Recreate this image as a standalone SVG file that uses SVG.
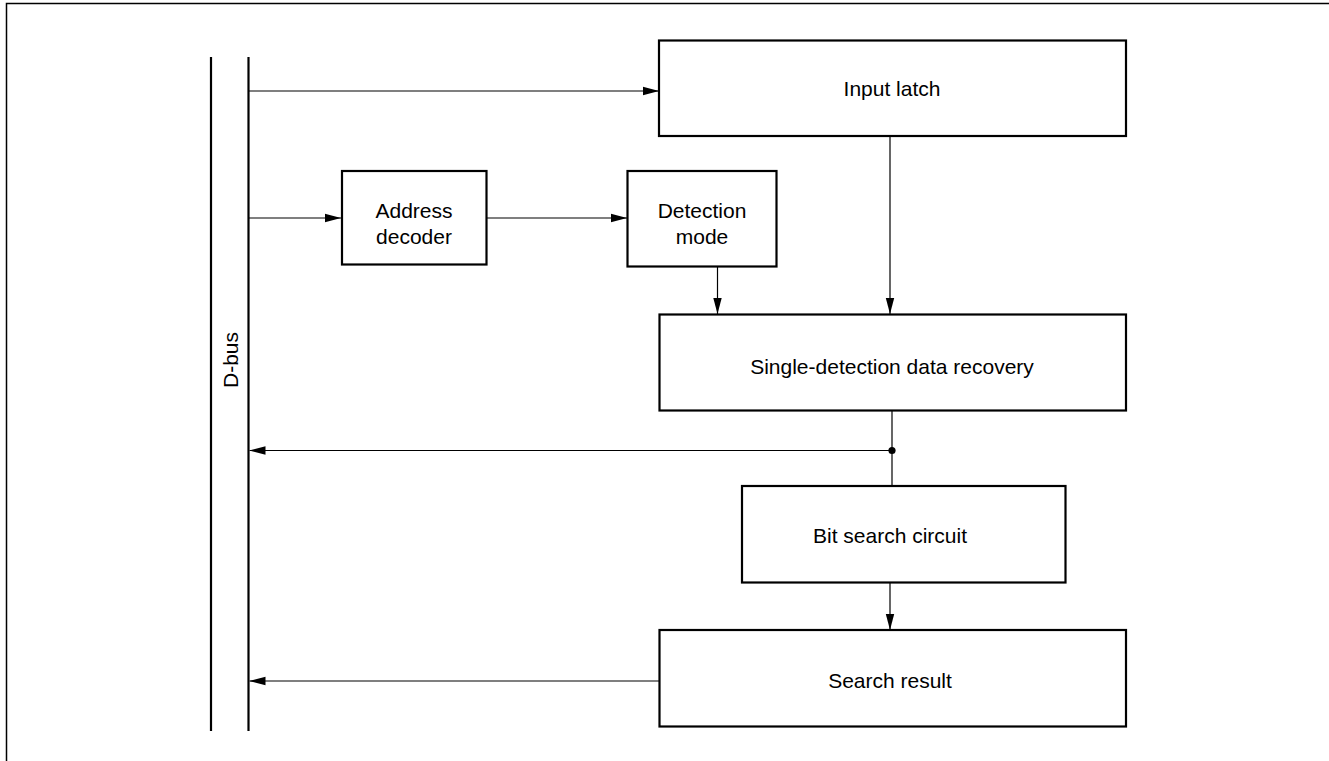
<svg xmlns="http://www.w3.org/2000/svg" width="1329" height="761" viewBox="0 0 1329 761">
<style>
.box{fill:#fff;stroke:#000;stroke-width:2.2}
.t{font-family:"Liberation Sans",Arial,sans-serif;font-size:21px;fill:#000;text-anchor:middle}
.c{stroke:#000;stroke-width:1.2;fill:none}
.bus{stroke:#000;stroke-width:2.2}
.frame{stroke:#000;stroke-width:1.5;fill:none}
</style>
<defs>
<marker id="ah" markerUnits="userSpaceOnUse" markerWidth="16" markerHeight="10" refX="16" refY="5" orient="auto">
<path d="M0,0.8 L16,5 L0,9.2 Z" fill="#000"/>
</marker>
</defs>
<rect width="1329" height="761" fill="#fff"/>
<path class="frame" d="M6.5,761 L6.5,3.5 L1329,3.5"/>
<g id="dbus">
<line class="bus" x1="211" y1="57" x2="211" y2="731"/>
<line class="bus" x1="248.5" y1="57" x2="248.5" y2="731"/>
<text class="t" transform="translate(238,360) rotate(-90)" x="0" y="0">D-bus</text>
</g>
<g id="connectors">
<line class="c" x1="249" y1="91" x2="659" y2="91" marker-end="url(#ah)"/>
<line class="c" x1="249" y1="218" x2="341" y2="218" marker-end="url(#ah)"/>
<line class="c" x1="487" y1="218" x2="627" y2="218" marker-end="url(#ah)"/>
<line class="c" x1="717.5" y1="267" x2="717.5" y2="314" marker-end="url(#ah)"/>
<line class="c" x1="890" y1="136" x2="890" y2="314" marker-end="url(#ah)"/>
<line class="c" x1="892" y1="411" x2="892" y2="486"/>
<line class="c" x1="892" y1="450.5" x2="249.5" y2="450.5" marker-end="url(#ah)"/>
<circle cx="892" cy="450.5" r="3.6" fill="#000"/>
<line class="c" x1="890" y1="582" x2="890" y2="630" marker-end="url(#ah)"/>
<line class="c" x1="659" y1="681" x2="249.5" y2="681" marker-end="url(#ah)"/>
</g>
<g id="input-latch">
<rect class="box" x="659" y="40.5" width="467" height="95.5"/>
<text class="t" x="892" y="96">Input latch</text>
</g>
<g id="address-decoder">
<rect class="box" x="342" y="171" width="144.5" height="93.5"/>
<text class="t" x="414" y="218">Address</text>
<text class="t" x="414" y="243.5">decoder</text>
</g>
<g id="detection-mode">
<rect class="box" x="627.5" y="171" width="149" height="95.5"/>
<text class="t" x="702" y="218">Detection</text>
<text class="t" x="702" y="243.5">mode</text>
</g>
<g id="single-detection">
<rect class="box" x="659.5" y="314.5" width="466.5" height="96"/>
<text class="t" x="892" y="374">Single-detection data recovery</text>
</g>
<g id="bit-search">
<rect class="box" x="742" y="486" width="323.5" height="96.5"/>
<text class="t" x="890" y="542.5">Bit search circuit</text>
</g>
<g id="search-result">
<rect class="box" x="659.5" y="630" width="466.5" height="96.5"/>
<text class="t" x="890" y="688">Search result</text>
</g>
</svg>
+ + + + +
Make an exact copy of all the material, but keep the pictures out of it.

Recreate this image as a standalone SVG file that uses SVG.
<svg xmlns="http://www.w3.org/2000/svg" width="1329" height="761" viewBox="0 0 1329 761">
<style>
.box{fill:#fff;stroke:#000;stroke-width:2.2}
.t{font-family:"Liberation Sans",Arial,sans-serif;font-size:21px;fill:#000;text-anchor:middle}
.c{stroke:#000;stroke-width:1.2;fill:none}
.bus{stroke:#000;stroke-width:2.2}
.frame{stroke:#000;stroke-width:1.5;fill:none}
</style>
<defs>
<marker id="ah" markerUnits="userSpaceOnUse" markerWidth="16" markerHeight="10" refX="16" refY="5" orient="auto">
<path d="M0,0.8 L16,5 L0,9.2 Z" fill="#000"/>
</marker>
</defs>
<rect width="1329" height="761" fill="#fff"/>
<path class="frame" d="M6.5,761 L6.5,3.5 L1329,3.5"/>
<g id="dbus">
<line class="bus" x1="211" y1="57" x2="211" y2="731"/>
<line class="bus" x1="248.5" y1="57" x2="248.5" y2="731"/>
<text class="t" transform="translate(238,360) rotate(-90)" x="0" y="0">D-bus</text>
</g>
<g id="connectors">
<line class="c" x1="249" y1="91" x2="659" y2="91" marker-end="url(#ah)"/>
<line class="c" x1="249" y1="218" x2="341" y2="218" marker-end="url(#ah)"/>
<line class="c" x1="487" y1="218" x2="627" y2="218" marker-end="url(#ah)"/>
<line class="c" x1="717.5" y1="267" x2="717.5" y2="314" marker-end="url(#ah)"/>
<line class="c" x1="890" y1="136" x2="890" y2="314" marker-end="url(#ah)"/>
<line class="c" x1="892" y1="411" x2="892" y2="486"/>
<line class="c" x1="892" y1="450.5" x2="249.5" y2="450.5" marker-end="url(#ah)"/>
<circle cx="892" cy="450.5" r="3.6" fill="#000"/>
<line class="c" x1="890" y1="582" x2="890" y2="630" marker-end="url(#ah)"/>
<line class="c" x1="659" y1="681" x2="249.5" y2="681" marker-end="url(#ah)"/>
</g>
<g id="input-latch">
<rect class="box" x="659" y="40.5" width="467" height="95.5"/>
<text class="t" x="892" y="96">Input latch</text>
</g>
<g id="address-decoder">
<rect class="box" x="342" y="171" width="144.5" height="93.5"/>
<text class="t" x="414" y="218">Address</text>
<text class="t" x="414" y="243.5">decoder</text>
</g>
<g id="detection-mode">
<rect class="box" x="627.5" y="171" width="149" height="95.5"/>
<text class="t" x="702" y="218">Detection</text>
<text class="t" x="702" y="243.5">mode</text>
</g>
<g id="single-detection">
<rect class="box" x="659.5" y="314.5" width="466.5" height="96"/>
<text class="t" x="892" y="374">Single-detection data recovery</text>
</g>
<g id="bit-search">
<rect class="box" x="742" y="486" width="323.5" height="96.5"/>
<text class="t" x="890" y="542.5">Bit search circuit</text>
</g>
<g id="search-result">
<rect class="box" x="659.5" y="630" width="466.5" height="96.5"/>
<text class="t" x="890" y="688">Search result</text>
</g>
</svg>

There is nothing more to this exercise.